People have been studying at Aberdeen for over five centuries and Sixth Century Courses are exciting cross-disciplinary courses that place you at the cutting-edge of modern learning.
They invite you to consider different approaches to knowledge and enquiry as you look at issues affecting the world in which we live today. They are designed to help you develop a deeper critical understanding of your chosen area of study by setting the subject in a wider context. You will normally be expected to take one of these courses during your degree programme.
All Sixth Century Courses are taught using innovative techniques and students are continually assessed throughout the course.
15 credits
Level 1
First Term
This is a course about human relations with other animals.
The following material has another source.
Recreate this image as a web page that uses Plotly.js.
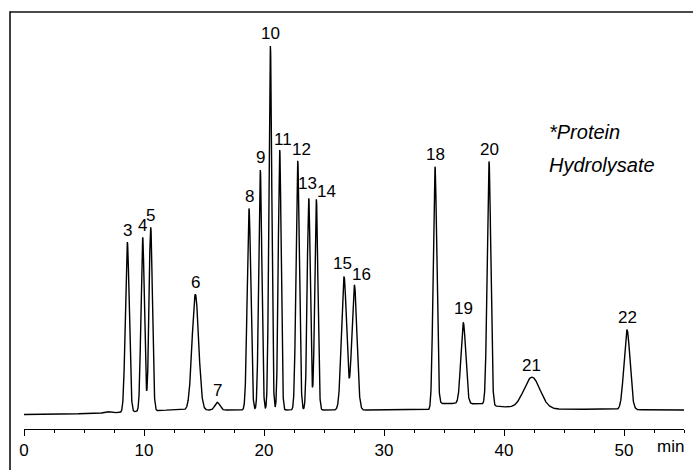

We begin by looking at how people have thought about humans and animals have evolved and how they have been thought of as both different and similar. Then we explore the history of relations through hunting, domestication, and social attitudes, before examining ethical and political questions about welfare, rights, conservation, and disease. The course places a big emphasis on students debating ideas and thinking about their own relations with animals and is taught through a mixture of lectures, films, and tutorials by staff from across the University.
15 credits
Level 1
First Term
The course explores the meaning, challenges and opportunities of sustainability, through a multi-disciplinary approach, including elements from education, politics, international relations, sociology, philosophy and biology. We explore competing definitions of sustainability; the impact of personal, technological and economic actions and decisions on the environment; political strategies designed to improve sustainability; the emergence of international cooperation; and the roles and responsibilities of world citizens. Global and local case studies are used to illustrate the interconnectedness of the issues involved e.g. climate change, food systems, energy, and economic development.
15 credits
Level 1
First Term
This interdisciplinary course explores the role of racialised difference, ‘the global colour line,’ in the making of the modern world. We begin with an examination of racialised and non-racialised forms of hierarchies in settler colonialism, plantation slavery, and the histories of enslavement and dispossession, frequently silenced from a hegemonic modern discourse on individual rights, property, and freedom. The inquiry then turns to a consideration of the colonial roots of the global economy, the study of languages and cultures, science, techniques of government, medicine and law, and the colonial legacies that inform disciplinary knowledge of modernity. In conclusion we explore subaltern perspectives and the contribution of the formerly colonized to knowledge in the multi-racial co-constitution of the modern word.
15 credits
Level 1
Second Term
This inter-disciplinary course explores regimes of producing and resisting racialized difference – the ‘global colour line’ - in the 21st century. Beginning with a consideration of the historical lineages of racializing practices and their critique, the course turns to exploring concepts in contemporary debates about ethnicity and race including: ‘double consciousness’, Afropessimism, conviviality, the Black & Red Atlantic, Indigeneity, and race as the lived experience of class. Topics covered include Indigenous Rights and International Law; Race & Religion (especially the racialisation of European/Western Muslims); Race and Social Abandonment (students will be encouraged to explore the 2008 Financial Crisis, the Grenfell Fire, and the Covid19 pandemic); border crossings and the racialization of migrants and refugees; the Rhodes Must Fall campaign, the Black Lives Matter movement as well as similar movements locally.
15 credits
Level 3
First Term
Science is constantly in the news, but how much do you know about how research gets to be news? How do you know you can trust what you read? If you have a great idea, do you know how to protect it and start a company? Science and Society will explain how the scientific media work and how to critically assess what you read. You will learn about scientific ethics by studying high profile cases of fraud. You will learn about intellectual property, how to protect it and how to use it from real-life entrepreneurs and those who support them.
15 credits
Level 3
First Term
In this course, students will learn about the mathematics which underpins our everyday lives. Each lecture will be taught by a different member of staff, some from the mathematics department, and some from other departments. Actual topics covered will depend on the staff involved, but may include Cryptography, Robotics, Probability and Special Relativity. Students will also learn how to use the computer program Mathematica.
15 credits
Level 3
Second Term
The mystery of consciousness is one of the most exciting and challenging fields in human endeavour. Consciousness provides a truly inter-disciplinary topic with relevance across both the sciences and the humanities. This Sixth Century course aimed at level 3 and level 4 students will present cutting-edge research using a clear inter-disciplinary perspective. The course brings together the disciplines of divinity, psychology, and medicine, with a particular focus on the clinical and health-based aspects of consciousness studies. The assessment is a mixture of non-traditional (e.g. Self-reflective journal) and a traditional (essay).